Однако по мере того, как Римская империя расширялась и впитывала множество различных культур, сохранялся мучительный страх перед людьми, которые выглядели или говорили иначе. Чужестранцев называли «варварами» – термином, заимствованным римлянами у греков. Стереотипы были обычным явлением, а предубеждения редко кто-то ставил под сомнение. Таких людей, как готы, родившихся в местах с более холодным климатом, сравнивали с медведями, потому что они появились на свет под созвездиями Большой и Малой Медведицы. Северян обычно считали недружелюбными: по общепринятому мнению, их родные места были слишком холодными, чтобы там могли появиться люди с теплыми сердцами.

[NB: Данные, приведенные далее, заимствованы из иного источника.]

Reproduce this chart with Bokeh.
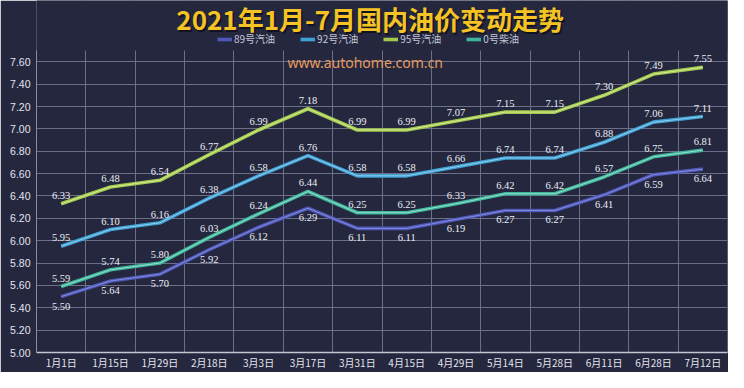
import math
from bokeh.plotting import figure
from bokeh.models import (ColumnDataSource, FixedTicker, Legend, LegendItem, Label,
                          Range1d, BoxAnnotation, NumeralTickFormatter)
from bokeh.core.properties import value
from bokeh.embed import file_html
from bokeh.resources import INLINE

# ---- data ----
dates = ["1月1日", "1月15日", "1月29日", "2月18日", "3月3日", "3月17日", "3月31日",
         "4月15日", "4月29日", "5月14日", "5月28日", "6月11日", "6月28日", "7月12日"]
gas89 = [5.50, 5.64, 5.70, 5.92, 6.12, 6.29, 6.11, 6.11, 6.19, 6.27, 6.27, 6.41, 6.59, 6.64]
gas92 = [5.95, 6.10, 6.16, 6.38, 6.58, 6.76, 6.58, 6.58, 6.66, 6.74, 6.74, 6.88, 7.06, 7.11]
gas95 = [6.33, 6.48, 6.54, 6.77, 6.99, 7.18, 6.99, 6.99, 7.07, 7.15, 7.15, 7.30, 7.49, 7.55]
diesel0 = [5.59, 5.74, 5.80, 6.03, 6.24, 6.44, 6.25, 6.25, 6.33, 6.42, 6.42, 6.57, 6.75, 6.81]
series_names = ["89号汽油", "92号汽油", "95号汽油", "0号柴油"]
y_ticks = [5.00, 5.20, 5.40, 5.60, 5.80, 6.00, 6.20, 6.40, 6.60, 6.80, 7.00, 7.20, 7.40, 7.60]
title_text = "2021年1月-7月国内油价变动走势"
watermark = "www.autohome.com.cn"

BG = "#24273e"
GRID = "#6c6f88"
colors = ["#4f58b8", "#3fa0d3", "#a2c94c", "#3db49b"]
lights = ["#9097e2", "#a5d8f2", "#e0f2ae", "#aae8d6"]

xs = list(range(len(dates)))
Y_MIN, Y_TOP, Y_MAX = 5.0, 7.70, 8.148

p = figure(width=728, height=372, output_backend="svg", toolbar_location=None,
           x_range=Range1d(-0.5, len(dates) - 0.5), y_range=Range1d(Y_MIN, Y_MAX),
           background_fill_color=BG, border_fill_color=BG,
           min_border_left=36, min_border_right=1, min_border_top=0, min_border_bottom=0)
p.outline_line_color = None

# grids
p.xgrid.ticker = FixedTicker(ticks=[i - 0.5 for i in range(len(dates) + 1)])
p.xgrid.grid_line_color = GRID
p.ygrid.ticker = FixedTicker(ticks=y_ticks)
p.ygrid.grid_line_color = GRID
# hide grid above the plotting area's top (title / legend zone)
p.add_layout(BoxAnnotation(bottom=Y_TOP, fill_color=BG, fill_alpha=1, line_alpha=0,
                           level="underlay"))

# axes
p.xaxis.ticker = FixedTicker(ticks=xs)
p.xaxis.major_label_overrides = {i: d for i, d in enumerate(dates)}
p.xaxis.major_tick_out = 0
p.xaxis.major_tick_in = 0
p.xaxis.minor_tick_line_color = None
p.xaxis.axis_line_color = "#c4c6d2"
p.xaxis.axis_line_width = 1.5
p.xaxis.major_label_standoff = 2
p.xaxis.major_label_text_color = "#e4e5ee"
p.xaxis.major_label_text_font = "Noto Sans CJK SC"
p.xaxis.major_label_text_font_size = "10px"

p.yaxis.ticker = FixedTicker(ticks=y_ticks)
p.yaxis.bounds = (Y_MIN, Y_TOP)
p.yaxis.formatter = NumeralTickFormatter(format="0.00")
p.yaxis.major_tick_out = 0
p.yaxis.major_tick_in = 0
p.yaxis.minor_tick_line_color = None
p.yaxis.axis_line_color = "#8a8da3"
p.yaxis.major_label_standoff = 6
p.yaxis.major_label_text_color = "#e4e5ee"
p.yaxis.major_label_text_font = "Liberation Sans"
p.yaxis.major_label_text_font_size = "10.5px"

# series
all_series = [gas89, gas92, gas95, diesel0]
items = []
for name, vals, c, lc in zip(series_names, all_series, colors, lights):
    src = ColumnDataSource(dict(x=xs, y=vals, lab=[f"{v:.2f}" for v in vals]))
    r1 = p.line("x", "y", source=src, line_width=3.6, line_color=c)
    r2 = p.line("x", "y", source=src, line_width=1.0, line_color=lc, line_alpha=0.8)
    items.append(LegendItem(label=name, renderers=[r1]))
    below = name == "89号汽油"
    p.text("x", "y", text="lab", source=src,
           text_align="center", text_baseline="top" if below else "bottom",
           y_offset=6 if below else -5,
           text_color="#eceef5", text_font_size="10.5px",
           text_font=value("Liberation Serif"))

# watermark
p.add_layout(Label(x=6.16, y=7.594, text=watermark, text_align="center",
                   text_baseline="middle", text_color="#e59a5c",
                   text_font="Noto Sans", text_font_size="14px"))

# title (with a dark drop shadow)
TITLE_X, TITLE_Y = 6.26, 7.987
p.add_layout(Label(x=TITLE_X, y=TITLE_Y, text=title_text, text_align="center",
                   text_baseline="middle", text_color="#0e101c", text_alpha=0.85,
                   x_offset=1.5, y_offset=-2,
                   text_font="Noto Sans CJK SC", text_font_style="bold",
                   text_font_size="26px"))
p.add_layout(Label(x=TITLE_X, y=TITLE_Y, text=title_text, text_align="center",
                   text_baseline="middle", text_color="#f6c324",
                   text_font="Noto Sans CJK SC", text_font_style="bold",
                   text_font_size="26px"))

legend = Legend(items=items, orientation="horizontal", location=(181, 306),
                background_fill_alpha=0, border_line_alpha=0,
                label_text_color="#c3c6d8", label_text_font_size="10px",
                label_text_font="Noto Sans CJK SC",
                glyph_width=15, glyph_height=10, label_height=10,
                padding=0, margin=0, spacing=25, label_standoff=2)
p.add_layout(legend)

open("out.html", "w").write(file_html(p, INLINE))
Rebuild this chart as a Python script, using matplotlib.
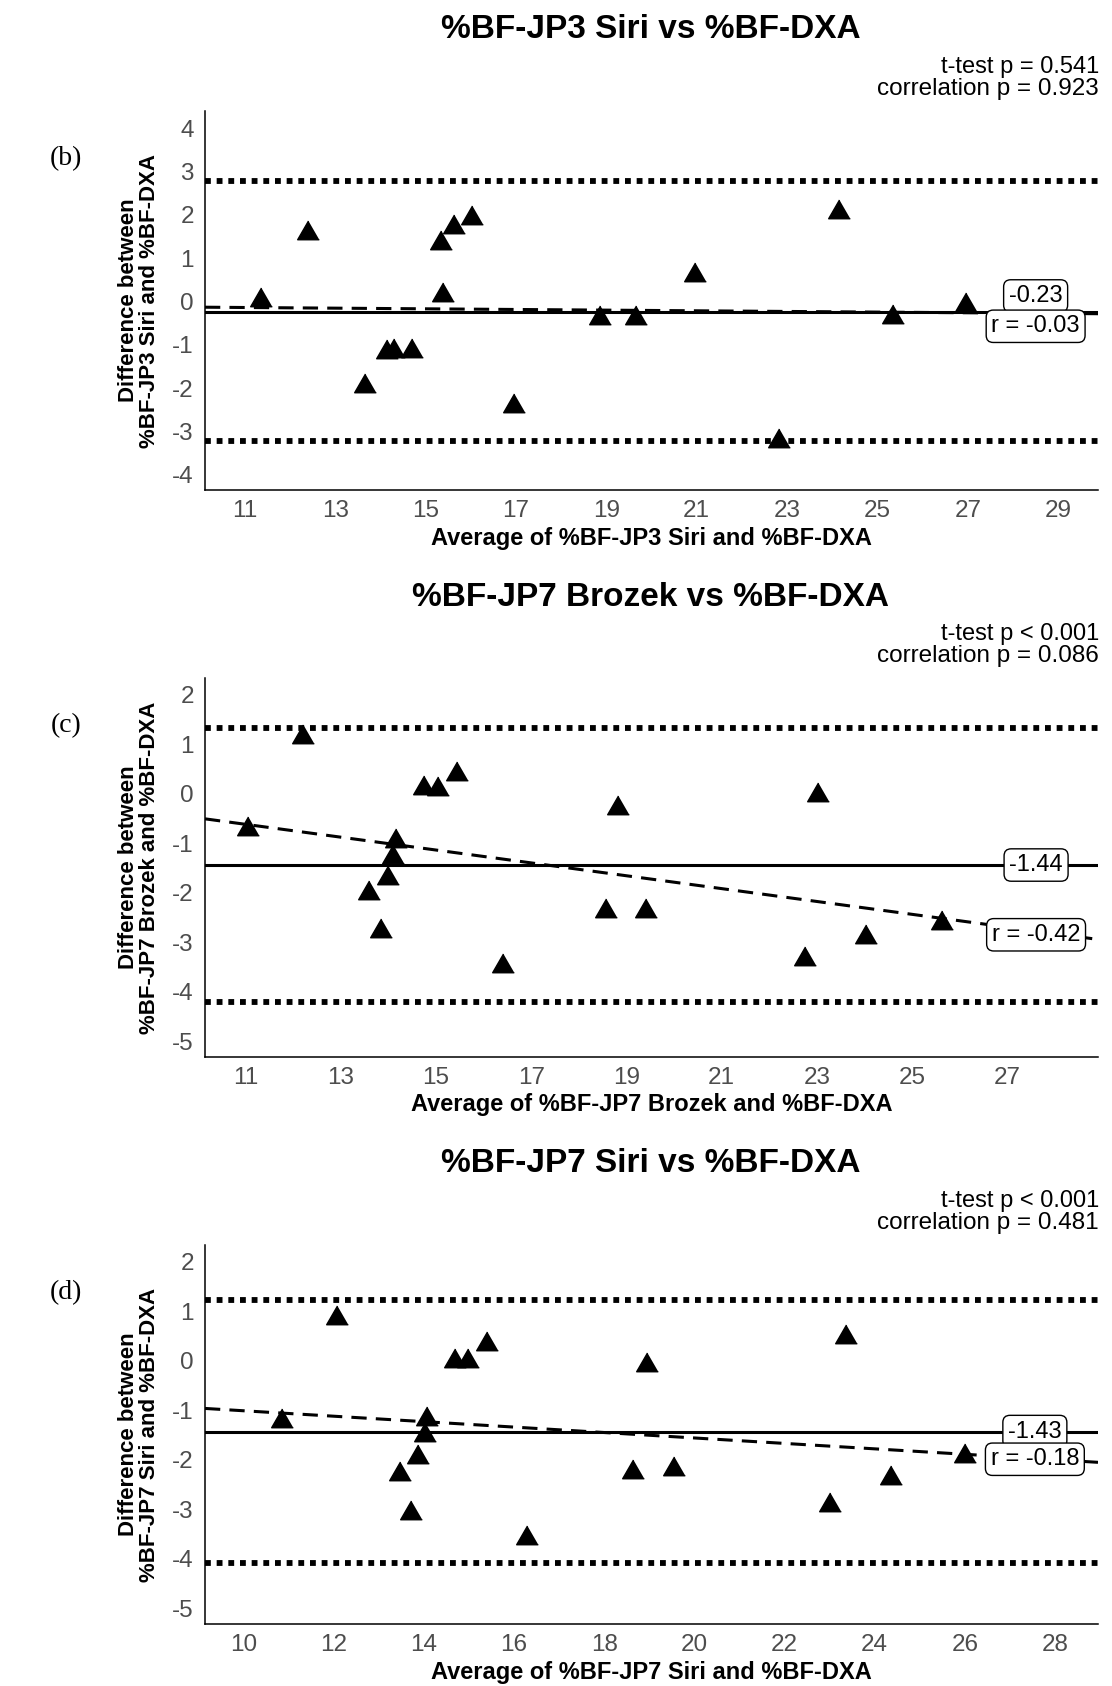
"""Bland-Altman panels (b)-(d): skinfold %BF equations vs %BF-DXA."""

import matplotlib

matplotlib.use("Agg")

import matplotlib.pyplot as plt

plt.rcParams["axes.unicode_minus"] = False

_DPI = 100
_FIGSIZE = (11.12, 16.86)
_FONT = ["Liberation Sans", "DejaVu Sans"]
_TICK_GREY = "#4d4d4d"

# ---- panel (b): JP3 Siri ----
avg_b = [11.35, 12.4, 13.65, 14.15, 14.3, 14.7, 15.35, 15.62, 16.02, 15.38,
         16.96, 18.86, 19.66, 20.96, 22.82, 24.15, 25.35, 26.96]
diff_b = [0.03, 1.58, -1.95, -1.17, -1.13, -1.13, 1.35, 1.72, 1.92, 0.15,
          -2.41, -0.38, -0.38, 0.62, -3.23, 2.06, -0.36, -0.08]
mean_b, loa_b = -0.23, (2.78, -3.22)
fit_b = (-0.053, -0.0076)  # intercept, slope
r_b = -0.03
pvals_b = ("t-test p = 0.541", "correlation p = 0.923")
xlim_b, ylim_b = (10.12, 29.88), (-4.35, 4.4)
xticks_b, yticks_b = list(range(11, 30, 2)), list(range(-4, 5))
labelpos_b = (28.5, 0.13, -0.57)

# ---- panel (c): JP7 Brozek ----
avg_c = [11.05, 12.2, 13.6, 13.85, 14.0, 14.1, 14.15, 14.75, 15.05, 15.45,
         16.4, 18.57, 18.83, 19.4, 23.03, 22.75, 24.02, 25.63]
diff_c = [-0.71, 1.15, -2.01, -2.78, -1.71, -1.28, -0.95, 0.12, 0.09, 0.39,
          -3.48, -2.37, -0.29, -2.37, -0.03, -3.33, -2.9, -2.61]
mean_c, loa_c = -1.44, (1.32, -4.20)
fit_c = (0.813, -0.13)
r_c = -0.42
pvals_c = ("t-test p < 0.001", "correlation p = 0.086")
xlim_c, ylim_c = (10.15, 28.9), (-5.32, 2.34)
xticks_c, yticks_c = list(range(11, 28, 2)), list(range(-5, 3))
labelpos_c = (27.6, -1.44, -2.85)

# ---- panel (d): JP7 Siri ----
avg_d = [10.86, 12.08, 13.48, 13.71, 13.87, 14.02, 14.08, 14.7, 14.98, 15.41,
         16.3, 18.63, 18.95, 19.55, 23.37, 23.0, 24.35, 26.0]
diff_d = [-1.21, 0.87, -2.29, -3.08, -1.95, -1.51, -1.17, 0.0, 0.0, 0.34,
          -3.58, -2.24, -0.08, -2.19, 0.49, -2.92, -2.37, -1.92]
mean_d, loa_d = -1.43, (1.22, -4.08)
fit_d = (-0.46, -0.055)
r_d = -0.18
pvals_d = ("t-test p < 0.001", "correlation p = 0.481")
xlim_d, ylim_d = (9.15, 28.95), (-5.32, 2.34)
xticks_d, yticks_d = list(range(10, 29, 2)), list(range(-5, 3))
labelpos_d = (27.55, -1.43, -1.99)

PANELS = [
    ("(b)", "%BF-JP3 Siri", avg_b, diff_b, mean_b, loa_b, fit_b, r_b, pvals_b,
     xlim_b, ylim_b, xticks_b, yticks_b, labelpos_b),
    ("(c)", "%BF-JP7 Brozek", avg_c, diff_c, mean_c, loa_c, fit_c, r_c, pvals_c,
     xlim_c, ylim_c, xticks_c, yticks_c, labelpos_c),
    ("(d)", "%BF-JP7 Siri", avg_d, diff_d, mean_d, loa_d, fit_d, r_d, pvals_d,
     xlim_d, ylim_d, xticks_d, yticks_d, labelpos_d),
]

# equilateral "filled triangle" like ggplot shape 17
_TRIANGLE = [(0.0, 1.1547), (-1.0, -0.5774), (1.0, -0.5774)]

# layout in pixels (figure is 1112 x 1686)
_W, _H = 1112, 1686
_AX_LEFT, _AX_RIGHT = 205, 1098
_AX_TOP, _AX_BOTTOM = 111, 490
_STEP = 567


def _px(x, y):
    """Pixel position (from top-left) -> figure fraction."""
    return x / _W, 1 - y / _H


def _box(ax, x, y, text):
    ax.text(x, y, text, ha="center", va="center", fontsize=17, family=_FONT,
            bbox=dict(boxstyle="round,pad=0.22,rounding_size=0.3", fc="white",
                      ec="black", lw=1.0), zorder=5)


def draw_panel(fig, k, panel):
    (tag, method, avg, diff, mean, loa, fit, r, pvals,
     xlim, ylim, xticks, yticks, labelpos) = panel
    off = k * _STEP
    left, top = _px(_AX_LEFT, _AX_TOP + off)
    right, bottom = _px(_AX_RIGHT, _AX_BOTTOM + off)
    ax = fig.add_axes([left, bottom, right - left, top - bottom])

    for lim in loa:
        ax.axhline(lim, color="black", lw=4.2, linestyle=(0, (1, 1)),
                   dash_capstyle="butt", zorder=2)
    ax.axhline(mean, color="black", lw=2.2, zorder=2)
    ax.axline((0, fit[0]), slope=fit[1], color="black", lw=2.2,
              linestyle=(0, (5, 3)), zorder=2)
    ax.plot(avg, diff, linestyle="none", marker=_TRIANGLE, ms=18,
            color="black", zorder=3)

    lx, ly_mean, ly_r = labelpos
    _box(ax, lx, ly_mean, f"{mean:.2f}")
    _box(ax, lx, ly_r, f"r = {r:.2f}")

    ax.set_xlim(*xlim)
    ax.set_ylim(*ylim)
    ax.set_xticks(xticks)
    ax.set_yticks(yticks)
    ax.tick_params(length=0, labelsize=17.5, colors=_TICK_GREY)
    ax.tick_params(axis="x", pad=7.5)
    ax.tick_params(axis="y", pad=8)
    for lbl in ax.get_xticklabels() + ax.get_yticklabels():
        lbl.set_family(_FONT)
    for side in ("top", "right"):
        ax.spines[side].set_visible(False)
    for side in ("left", "bottom"):
        ax.spines[side].set_linewidth(1.1)

    height = _AX_BOTTOM - _AX_TOP
    ax.set_xlabel(f"Average of {method} and %BF-DXA", fontsize=17,
                  fontweight="bold", family=_FONT)
    ax.xaxis.label.set_verticalalignment("center")
    ax.xaxis.set_label_coords(0.5, -(538 - _AX_BOTTOM) / height)
    ax.set_ylabel(f"Difference between\n{method} and %BF-DXA", fontsize=16,
                  fontweight="bold", family=_FONT, linespacing=1.0)
    ax.yaxis.label.set_verticalalignment("center")
    ax.yaxis.set_label_coords((139 - _AX_LEFT) / (_AX_RIGHT - _AX_LEFT), 0.5)

    fig.text(*_px(651, 30 + off), f"{method} vs %BF-DXA", ha="center",
             va="center", fontsize=24, fontweight="bold", family=_FONT)
    fig.text(*_px(1099, 67 + off), pvals[0], ha="right", va="center",
             fontsize=17, family=_FONT)
    fig.text(*_px(1099, 89 + off), pvals[1], ha="right", va="center",
             fontsize=17.5, family=_FONT)
    fig.text(*_px(66, 159 + off), tag, ha="center", va="center",
             fontsize=20, family=["Liberation Serif", "DejaVu Serif"])
    return ax


fig = plt.figure(figsize=_FIGSIZE, dpi=_DPI)
for k, panel in enumerate(PANELS):
    draw_panel(fig, k, panel)
fig.savefig("out.png", dpi=_DPI, facecolor="white")
plt.close(fig)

Сознание римлян было искажено суеверными географическими представлениями, которые они переняли от красноречивых поэтов и сочинителей{14}. Несмотря на существование навигационных схем и карт, по которым ориентировались античные первопроходцы, именно воображение художников, а не точные сведения путешественников и знатоков формировали знания древних греков и римлян об окружающем мире. Страна выжженной земли, которая с легкой руки греческих авторов, таких как Гомер, и дала название Эфиопии, была самой южной точкой на карте, которую многие могли себе вообразить. В эпоху Александра Великого границей мироздания, известного человечеству, считались земли гиперборейцев – мифического племени, живущего на далеком севере, «за холодным ветром». Первые римские императоры отправляли своих разведчиков на восток и северо-запад, и те возвращались с известиями о Месопотамии и Британских островах, а также с предметами роскоши – от груш до жемчуга. Но через два столетия после того, как Цезарь перешел Рубикон, самыми ясными территориальными границами империи все еще оставались реки: легендарный Евфрат на востоке, вытянувшийся с севера на юг Рейн, прикрывающий Галлию, и Дунай, простиравшийся через Восточную Европу. Только в VI в. римский исследователь напишет первый сохранившийся до наших дней рассказ об увиденном в землях Китая.